There's an old man in prison. Is he the notorious gang boss? If he is, is it genius to be hiding out in prison, nobody really knowing who he is? There's a young woman cleaning a church, sullen and resentful that this is part of her probation. She shoplifts and an older man sees her and offers to pay for the food she stole. What does he want? Is it her, or her skill at skulking around, unnoticed? And that guy, the older man, is being watched, too. Is the watcher friend or foe?

Welcome to The Romeo Section (CBC, 9 p.m.), an expertly made and deftly engrossing cerebral thriller. Eight years after CBC cancelled Intelligence, creator Chris Haddock is back with this, an espionage drama that is John le Carré-esque in its depiction of spies under pressure. Less dark and less densely plotted than Intelligence, it is, nevertheless, serious-minded on the matter of differentiating ethical decisions. And those decisions, influenced by vanity and ego, are often life-and-death decisions.

It's about spies, through and through. World-weary Canadian spies running various operations to glean information about foreign governments and local thugs. They handle informants who are in danger or are just dangerous, or so drugged-out and undercover that they're in grave danger. And then, of course, there's Head Office. There's talk of a leak in the operation and everybody is being watched by somebody who is also being watched. It's an intriguing, subtly sexy thriller for grown-ups, this one.

We meet main character Wolfgang McGee (Andrew Airlie, who is superb as a middle-aged man grown cynical about integrity and scruples), an academic of sorts, in Hong Kong at the race track. Hushed, elliptical and very brief conversations tell us he's collecting information. Then there's an odd conversation in an antique store, and there, perhaps, the theme of the series is handed to us when Wolfgang says, "I appreciate a good con, even if I'm the sucker in it."

In Vancouver, we meet Rufus (Juan Riedinger), who has his hands full with Dee (Stephanie Bennett, admirably going full throttle into a very meaty role), who has two main interests – sex and cocaine. That her boyfriend, Vince (Matt Bellefleur), is a mob boss doesn't bother her. She's cooking up plans for murder.

Meanwhile, mysterious figures meet in coffee shops and make visits to jail. And the key plot turn is when Wolfgang is informed by the boss, Al (Eugene Lipinski, who is exquisite in this type of role) that HQ is talking about a leak in the system.

The Romeo Section is smart and addictive from the get-go. Haddock moves us quickly and confidently into an intricate web of intrigue, and we're kept oriented – mainly in Wolfgang and Rufus – even as the intricacy escalates.

This is, in some ways, a very British thriller. It has a quietness instead of carefully timed eruptions of loud violence and melodrama. It's acrid in the way Brutish thrillers can be – most of the people are liars and the truth is always a bit out of reach. And there's a finely constructed tension rising constantly. Even as circles of deceit expand and contract, there's the feeling that the main characters are being pushed toward the edge of a cliff.
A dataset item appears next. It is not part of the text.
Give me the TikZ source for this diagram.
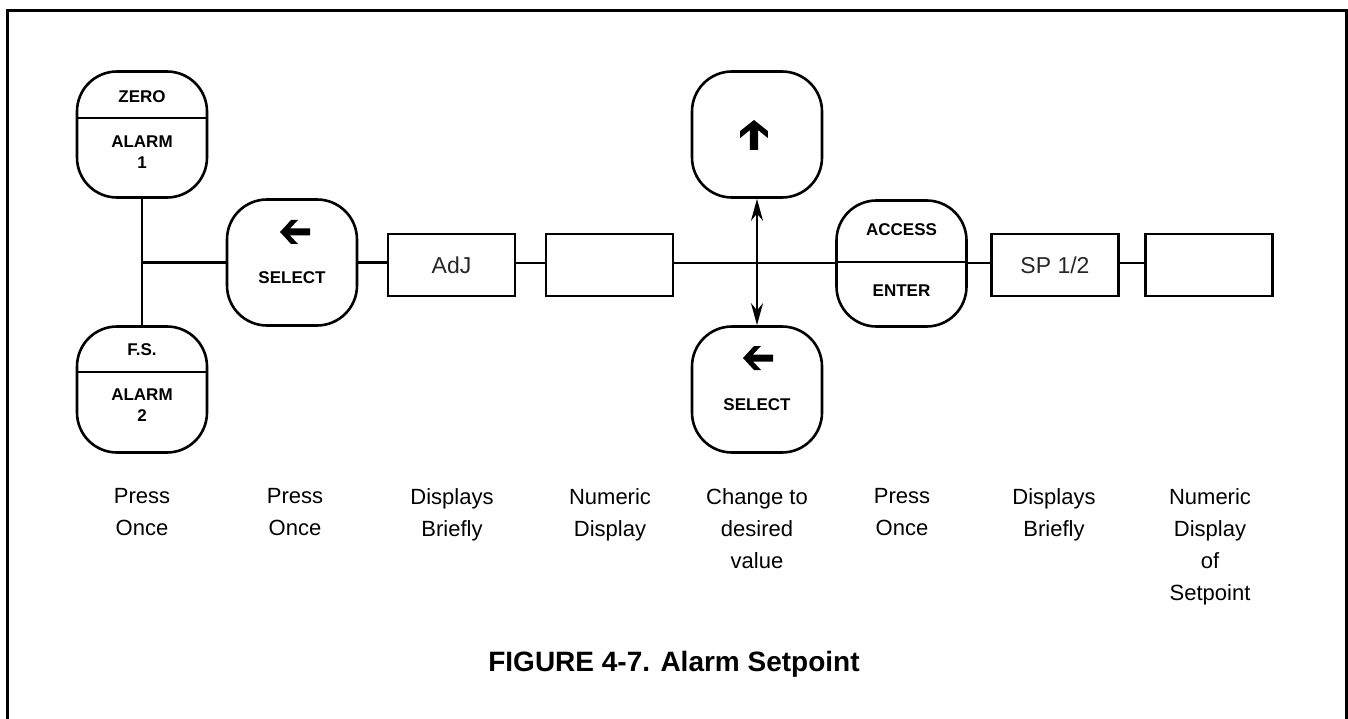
\documentclass[tikz,border=0pt]{standalone}
\usepackage{fontspec}
\setmainfont{Liberation Sans}
\usetikzlibrary{arrows.meta}
\tikzset{
  btn/.style={draw, line width=2.6pt, rounded corners=40pt, minimum width=130pt, minimum height=126pt, inner sep=0pt},
  disp/.style={draw, line width=2.6pt, minimum width=127pt, minimum height=62pt, inner sep=0pt},
  conn/.style={line width=2.6pt},
  blab/.style={font=\bfseries\fontsize{17}{21}\selectfont, inner sep=0pt, align=center},
  seg/.style={font=\fontsize{23}{26}\selectfont, inner sep=0pt, text=black!85},
  lab/.style={font=\fontsize{22}{32}\selectfont, inner sep=0pt, align=center, anchor=north},
  fatarrow/.pic={\fill (-15,0) -- (-4,-12) -- (3,-12) -- (-5,-3.5) -- (15,-3.5) -- (15,3.5) -- (-5,3.5) -- (3,12) -- (-4,12) -- cycle;}
}
\begin{document}
\begin{tikzpicture}[x=1pt,y=-1pt]
\useasboundingbox (0,0) rectangle (1348,719);
% frame
\draw[line width=3pt] (7.5,740) -- (7.5,10.5) -- (1346.5,10.5) -- (1346.5,740);

% buttons
\node[btn] (zero) at (142,134.5) {};
\draw[line width=2.6pt] (77,118) -- (207,118);
\node[blab] (zerot) at (142,97) {ZERO};
\node[blab] (al1) at (142,152) {ALARM\\1};

\node[btn] (fs) at (142,389.5) {};
\draw[line width=2.6pt] (77,372) -- (207,372);
\node[blab] (fst) at (142,350) {F.S.};
\node[blab] (al2) at (142,405) {ALARM\\2};

\draw[conn] (zero.south) -- (fs.north);

\node[btn] (sel1) at (292,262.5) {};
\pic at (295,232) {fatarrow};
\node[blab] (sel1t) at (292,278) {SELECT};

\node[disp] (adj) at (451.5,265) {};
\node[seg] (adjt) at (451.5,265) {AdJ};

\node[disp] (num1) at (609.5,265) {};

\node[btn] (up) at (757,134.5) {};
\pic[rotate=-90, yscale=1.15] at (754,135) {fatarrow};

\node[btn] (sel2) at (757,389.5) {};
\pic at (758,358) {fatarrow};
\node[blab] (sel2t) at (757,405) {SELECT};

\node[btn] (acc) at (901.5,263.5) {};
\draw[line width=2.6pt] (837,262) -- (966,262);
\node[blab] (acct) at (901.5,230) {ACCESS};
\node[blab] (entt) at (901.5,291) {ENTER};

\node[disp] (sp) at (1055,265) {};
\node[seg] (spt) at (1055,265) {SP 1/2};

\node[disp] (num2) at (1209,265) {};

% connectors
\draw[conn] (zero.south |- sel1.west) -- (sel1.west);
\draw[conn] (sel1.east) -- (adj.west |- sel1.east);
\draw[conn] (adj.east |- 0,263) -- (num1.west |- 0,263);
\draw[conn] (num1.east |- 0,263) -- (acc.west |- 0,263);
\draw[conn] (acc.east |- 0,263) -- (sp.west |- 0,263);
\draw[conn] (sp.east |- 0,263) -- (num2.west |- 0,263);
\draw[conn, {Stealth[length=22pt,width=12pt]}-{Stealth[length=22pt,width=12pt]}] (up.south) -- (sel2.north);

% labels
\node[lab] (l1) at (142,488) {Press\\Once};
\node[lab] (l2) at (295,488) {Press\\Once};
\node[lab] (l3) at (452,488) {Displays\\Briefly};
\node[lab] (l4) at (610,488) {Numeric\\Display};
\node[lab] (l5) at (757,488) {Change to\\desired\\value};
\node[lab] (l6) at (902,488) {Press\\Once};
\node[lab] (l7) at (1054,488) {Displays\\Briefly};
\node[lab] (l8) at (1210,488) {Numeric\\Display\\of\\Setpoint};

\node[font=\bfseries\fontsize{28}{32}\selectfont, inner sep=0pt] (cap) at (674,664) {FIGURE 4-7. Alarm Setpoint};
\end{tikzpicture}
\end{document}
The acting is strong throughout, and it takes a special skill to be in tune with Haddock's particular style of subtle, unemphatic television drama. Nobody shouts and nobody roars melodramatically, unless it's a drugged character who's supposed to be high and hotheaded.

Now, after the debut of CBC's This Life, we can see another gripping, entertaining Canadian drama that isn't one of those mechanical, wind-up toys of a genre production. The show also fills the eye with glossy visuals, but there's a point to that – the layered complexity of Vancouver is being shown to us.

Best of all, The Romeo Section isn't simplistic. It doesn't ride roughshod over the intelligent viewer's skepticism about the spies and spying. It makes the mundanity of spying compelling with flashes of dry humour, and when there needs to be an impact moment of drama, that drama arrives sideways, not telegraphed and then dropped on us.

Somebody is watching and that somebody is being watched, too. It's how this perverse world of espionage works. And if you watch this show, you're drawn into it with aplomb and rewarded.